◆ **TASK BRIEF**
Return all of the data exactly, with nothing left out but the pictures.

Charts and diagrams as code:

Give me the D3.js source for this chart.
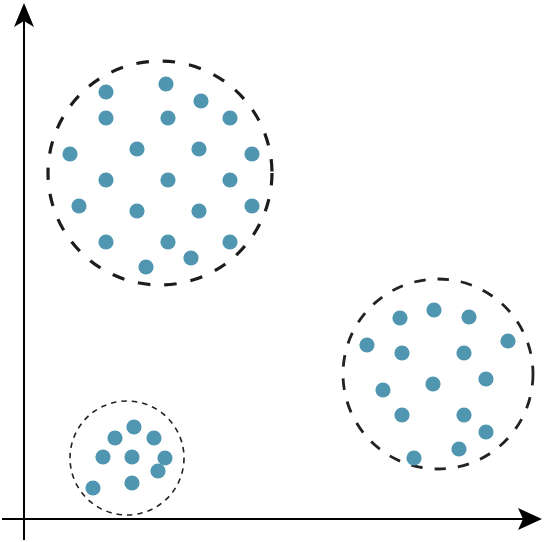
<!DOCTYPE html>
<html><head><meta charset="utf-8">
<script src="https://cdn.jsdelivr.net/npm/d3@7"></script>
<style>html,body{margin:0;padding:0;background:#fff;}svg{display:block;}</style>
</head><body>
<svg id="chart" width="554" height="542"></svg>
<script>
// Point coordinates (data units: distance right of / above the axis origin)
const clusterA_x = [82,142,177,82,144,206,46,113,175,228,82,144,206,55,113,175,228,82,144,206,167,122];
const clusterA_y = [427,435,418,401,401,401,365,370,370,365,339,339,339,313,308,308,313,277,277,277,261,252];
const clusterB_x = [376,410,445,343,484,378,440,462,409,359,378,440,462,435,390];
const clusterB_y = [201,209,202,174,178,166,166,140,135,129,104,104,87,70,61];
const clusterC_x = [110,91,130,79,108,141,134,108,69];
const clusterC_y = [92,81,81,62,62,61,48,36,31];
// Enclosing circles: centre x, centre y, radius (data units)
const circleCx = [136, 414, 103];
const circleCy = [346, 145, 61];
const circleR  = [112, 95, 57];

const svg = d3.select("#chart");
const x = d3.scaleLinear().domain([0, 518]).range([24, 542]);
const y = d3.scaleLinear().domain([0, 516]).range([519, 3]);

// axes
svg.append("line").attr("x1", 2).attr("x2", 525).attr("y1", y(0)).attr("y2", y(0))
  .attr("stroke", "#000").attr("stroke-width", 2);
svg.append("line").attr("x1", x(0)).attr("x2", x(0)).attr("y1", 540).attr("y2", 18)
  .attr("stroke", "#000").attr("stroke-width", 2);
// arrowheads
const tx = x(518), ty = y(0);
svg.append("path").attr("d", `M${tx},${ty} L${tx-24},${ty-11} L${tx-19},${ty} L${tx-24},${ty+11} Z`).attr("fill", "#000");
const ux = x(0), uy = y(516);
svg.append("path").attr("d", `M${ux},${uy} L${ux-10},${uy+24} L${ux},${uy+18} L${ux+10},${uy+24} Z`).attr("fill", "#000");

// dashed circles
const styles = [
  {w: 3.2, dash: "12.5,14", col: "#1c1c1c"},
  {w: 2.8, dash: "11.5,12", col: "#222"},
  {w: 1.6, dash: "5.5,5", col: "#222"}
];
const circles = circleCx.map((c, i) => ({cx: c, cy: circleCy[i], r: circleR[i], i}));
svg.selectAll("circle.cl").data(circles).enter().append("circle")
  .attr("class", "cl")
  .attr("cx", d => x(d.cx)).attr("cy", d => y(d.cy))
  .attr("r", d => x(d.r) - x(0))
  .attr("fill", "none").attr("stroke", d => styles[d.i].col)
  .attr("stroke-width", d => styles[d.i].w)
  .attr("stroke-dasharray", d => styles[d.i].dash);

// points
const pts = [];
[[clusterA_x, clusterA_y], [clusterB_x, clusterB_y], [clusterC_x, clusterC_y]].forEach(([xs, ys]) => {
  xs.forEach((v, i) => pts.push({x: v, y: ys[i]}));
});
svg.selectAll("circle.pt").data(pts).enter().append("circle")
  .attr("class", "pt")
  .attr("cx", d => x(d.x)).attr("cy", d => y(d.y)).attr("r", 7.6)
  .attr("fill", "#5096b0");
</script>
</body></html>
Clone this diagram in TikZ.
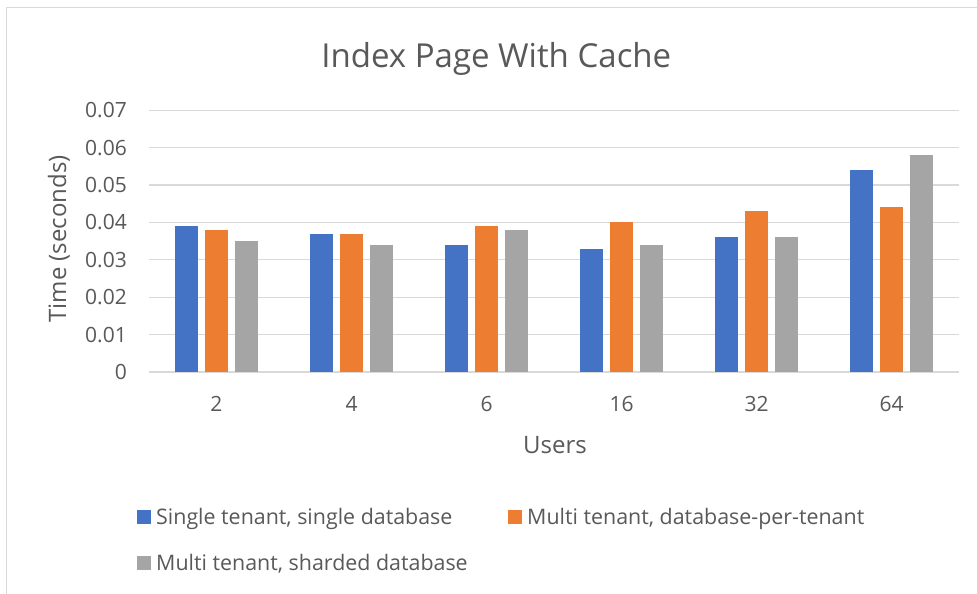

◆ **SOLVED PROBLEM**
Give me the D3.js source for this chart.
<!DOCTYPE html>
<html><head><meta charset="utf-8">
<script src="https://cdn.jsdelivr.net/npm/d3@7"></script>
<style>html,body{margin:0;padding:0;background:#fff;}svg{display:block;}</style>
</head><body>
<svg id="chart" width="554" height="542"></svg>
<script>
// Point coordinates (data units: distance right of / above the axis origin)
const clusterA_x = [82,142,177,82,144,206,46,113,175,228,82,144,206,55,113,175,228,82,144,206,167,122];
const clusterA_y = [427,435,418,401,401,401,365,370,370,365,339,339,339,313,308,308,313,277,277,277,261,252];
const clusterB_x = [376,410,445,343,484,378,440,462,409,359,378,440,462,435,390];
const clusterB_y = [201,209,202,174,178,166,166,140,135,129,104,104,87,70,61];
const clusterC_x = [110,91,130,79,108,141,134,108,69];
const clusterC_y = [92,81,81,62,62,61,48,36,31];
// Enclosing circles: centre x, centre y, radius (data units)
const circleCx = [136, 414, 103];
const circleCy = [346, 145, 61];
const circleR  = [112, 95, 57];

const svg = d3.select("#chart");
const x = d3.scaleLinear().domain([0, 518]).range([24, 542]);
const y = d3.scaleLinear().domain([0, 516]).range([519, 3]);

// axes
svg.append("line").attr("x1", 2).attr("x2", 525).attr("y1", y(0)).attr("y2", y(0))
  .attr("stroke", "#000").attr("stroke-width", 2);
svg.append("line").attr("x1", x(0)).attr("x2", x(0)).attr("y1", 540).attr("y2", 18)
  .attr("stroke", "#000").attr("stroke-width", 2);
// arrowheads
const tx = x(518), ty = y(0);
svg.append("path").attr("d", `M${tx},${ty} L${tx-24},${ty-11} L${tx-19},${ty} L${tx-24},${ty+11} Z`).attr("fill", "#000");
const ux = x(0), uy = y(516);
svg.append("path").attr("d", `M${ux},${uy} L${ux-10},${uy+24} L${ux},${uy+18} L${ux+10},${uy+24} Z`).attr("fill", "#000");

// dashed circles
const styles = [
  {w: 3.2, dash: "12.5,14", col: "#1c1c1c"},
  {w: 2.8, dash: "11.5,12", col: "#222"},
  {w: 1.6, dash: "5.5,5", col: "#222"}
];
const circles = circleCx.map((c, i) => ({cx: c, cy: circleCy[i], r: circleR[i], i}));
svg.selectAll("circle.cl").data(circles).enter().append("circle")
  .attr("class", "cl")
  .attr("cx", d => x(d.cx)).attr("cy", d => y(d.cy))
  .attr("r", d => x(d.r) - x(0))
  .attr("fill", "none").attr("stroke", d => styles[d.i].col)
  .attr("stroke-width", d => styles[d.i].w)
  .attr("stroke-dasharray", d => styles[d.i].dash);

// points
const pts = [];
[[clusterA_x, clusterA_y], [clusterB_x, clusterB_y], [clusterC_x, clusterC_y]].forEach(([xs, ys]) => {
  xs.forEach((v, i) => pts.push({x: v, y: ys[i]}));
});
svg.selectAll("circle.pt").data(pts).enter().append("circle")
  .attr("class", "pt")
  .attr("cx", d => x(d.x)).attr("cy", d => y(d.y)).attr("r", 7.6)
  .attr("fill", "#5096b0");
</script>
</body></html>
Clone this diagram in TikZ.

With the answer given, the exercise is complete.